▶ _PROBLEM TO WORK ON_: Please transcribe the listing below in full and word for word, without its pictures.
*** DATA SEGMENT
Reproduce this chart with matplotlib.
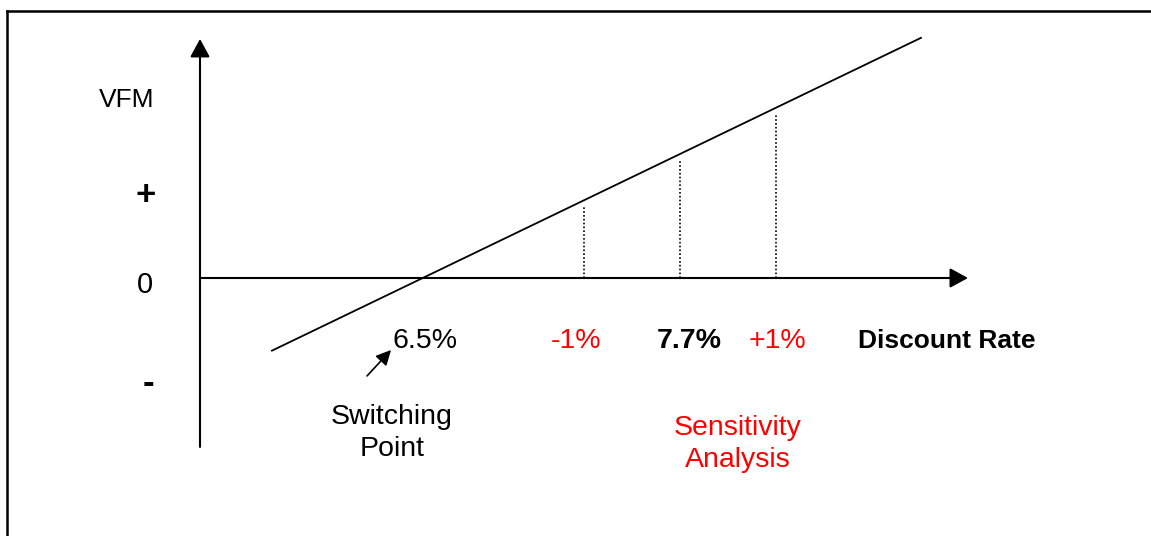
import numpy as np
import matplotlib.pyplot as plt
from matplotlib.lines import Line2D

plt.rcParams['font.family'] = ['Liberation Sans', 'DejaVu Sans']

# schematic units: y axis at x=0, discount-rate axis at VFM=0
switch_x = 2.32          # where the VFM line crosses zero (6.5%)
slope = 0.482            # VFM per unit of discount rate (schematic)
line_x = np.array([0.75, 7.51])

sens_x = [4.0, 5.0, 6.0]                 # -1%, base 7.7%, +1%
rate_labels = ['6.5%', '-1%', '7.7%', '+1%']
rate_label_x = [2.34, 3.92, 5.1, 6.02]
rate_colors = ['black', 'red', 'black', 'red']
rate_weights = ['normal', 'normal', 'bold', 'normal']

sign_labels = ['+', '0', '-']
sign_y = [0.86, -0.07, -1.10]
sign_x = [-0.57, -0.57, -0.54]
sign_sizes = [25, 21, 25]
sign_weights = ['bold', 'normal', 'bold']

fig = plt.figure(figsize=(11.51, 5.36), dpi=100)
ax = fig.add_axes([0, 0, 1, 1])
ax.set_xlim(-200 / 96, (1151 - 200) / 96)
ax.set_ylim(-258 / 96, 278 / 96)
ax.axis('off')

# frame (top and left edges only visible)
fig.add_artist(Line2D([7 / 1151, 7 / 1151], [0, 1 - 11 / 536], color='black', lw=1.8))
fig.add_artist(Line2D([7 / 1151, 1], [1 - 11 / 536, 1 - 11 / 536], color='black', lw=1.8))

# axes with arrows
arrow = dict(arrowstyle='-|>,head_length=0.55,head_width=0.3', color='black',
             lw=1.5, mutation_scale=20, shrinkA=0, shrinkB=0)
ax.annotate('', xy=(0, 2.49), xytext=(0, -1.76), arrowprops=arrow)
ax.annotate('', xy=(8.0, 0), xytext=(0, 0), arrowprops=arrow)

# VFM line
ax.plot(line_x, slope * (line_x - switch_x), color='black', lw=1.3)

# sensitivity dotted lines
for x in sens_x:
    ax.plot([x, x], [0, slope * (x - switch_x) - 0.07], color='black', lw=1.2,
            linestyle=(0, (1, 1.3)))

fs = 20.5
ax.text(-0.76, 1.85, 'VFM', fontsize=fs - 1.5, ha='center', va='center')
for x, y, s, sz, w in zip(sign_x, sign_y, sign_labels, sign_sizes, sign_weights):
    ax.text(x, y, s, fontsize=sz, ha='center', va='center', fontweight=w)

for x, s, c, w in zip(rate_label_x, rate_labels, rate_colors, rate_weights):
    ax.text(x, -0.66, s, fontsize=fs, ha='center', va='center', color=c, fontweight=w)
ax.text(7.78, -0.66, 'Discount Rate', fontsize=19, ha='center', va='center',
        fontweight='bold')

# switching point callout
ax.annotate('', xy=(1.99, -0.75), xytext=(1.74, -1.02),
            arrowprops=dict(arrowstyle='-|>,head_length=0.5,head_width=0.25',
                            color='black', lw=1.2, mutation_scale=18,
                            shrinkA=0, shrinkB=0))
ax.text(2.0, -1.61, 'Switching\nPoint', fontsize=fs, ha='center', va='center',
        linespacing=1.3)
ax.text(5.6, -1.73, 'Sensitivity\nAnalysis', fontsize=fs, ha='center', va='center',
        color='red', linespacing=1.3)

fig.savefig('out.png', dpi=100)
******
▶ _RESULT FOR THIS EXERCISE_:
Reproduce this chart with matplotlib.
import numpy as np
import matplotlib.pyplot as plt
from matplotlib.lines import Line2D

plt.rcParams['font.family'] = ['Liberation Sans', 'DejaVu Sans']

# schematic units: y axis at x=0, discount-rate axis at VFM=0
switch_x = 2.32          # where the VFM line crosses zero (6.5%)
slope = 0.482            # VFM per unit of discount rate (schematic)
line_x = np.array([0.75, 7.51])

sens_x = [4.0, 5.0, 6.0]                 # -1%, base 7.7%, +1%
rate_labels = ['6.5%', '-1%', '7.7%', '+1%']
rate_label_x = [2.34, 3.92, 5.1, 6.02]
rate_colors = ['black', 'red', 'black', 'red']
rate_weights = ['normal', 'normal', 'bold', 'normal']

sign_labels = ['+', '0', '-']
sign_y = [0.86, -0.07, -1.10]
sign_x = [-0.57, -0.57, -0.54]
sign_sizes = [25, 21, 25]
sign_weights = ['bold', 'normal', 'bold']

fig = plt.figure(figsize=(11.51, 5.36), dpi=100)
ax = fig.add_axes([0, 0, 1, 1])
ax.set_xlim(-200 / 96, (1151 - 200) / 96)
ax.set_ylim(-258 / 96, 278 / 96)
ax.axis('off')

# frame (top and left edges only visible)
fig.add_artist(Line2D([7 / 1151, 7 / 1151], [0, 1 - 11 / 536], color='black', lw=1.8))
fig.add_artist(Line2D([7 / 1151, 1], [1 - 11 / 536, 1 - 11 / 536], color='black', lw=1.8))

# axes with arrows
arrow = dict(arrowstyle='-|>,head_length=0.55,head_width=0.3', color='black',
             lw=1.5, mutation_scale=20, shrinkA=0, shrinkB=0)
ax.annotate('', xy=(0, 2.49), xytext=(0, -1.76), arrowprops=arrow)
ax.annotate('', xy=(8.0, 0), xytext=(0, 0), arrowprops=arrow)

# VFM line
ax.plot(line_x, slope * (line_x - switch_x), color='black', lw=1.3)

# sensitivity dotted lines
for x in sens_x:
    ax.plot([x, x], [0, slope * (x - switch_x) - 0.07], color='black', lw=1.2,
            linestyle=(0, (1, 1.3)))

fs = 20.5
ax.text(-0.76, 1.85, 'VFM', fontsize=fs - 1.5, ha='center', va='center')
for x, y, s, sz, w in zip(sign_x, sign_y, sign_labels, sign_sizes, sign_weights):
    ax.text(x, y, s, fontsize=sz, ha='center', va='center', fontweight=w)

for x, s, c, w in zip(rate_label_x, rate_labels, rate_colors, rate_weights):
    ax.text(x, -0.66, s, fontsize=fs, ha='center', va='center', color=c, fontweight=w)
ax.text(7.78, -0.66, 'Discount Rate', fontsize=19, ha='center', va='center',
        fontweight='bold')

# switching point callout
ax.annotate('', xy=(1.99, -0.75), xytext=(1.74, -1.02),
            arrowprops=dict(arrowstyle='-|>,head_length=0.5,head_width=0.25',
                            color='black', lw=1.2, mutation_scale=18,
                            shrinkA=0, shrinkB=0))
ax.text(2.0, -1.61, 'Switching\nPoint', fontsize=fs, ha='center', va='center',
        linespacing=1.3)
ax.text(5.6, -1.73, 'Sensitivity\nAnalysis', fontsize=fs, ha='center', va='center',
        color='red', linespacing=1.3)

fig.savefig('out.png', dpi=100)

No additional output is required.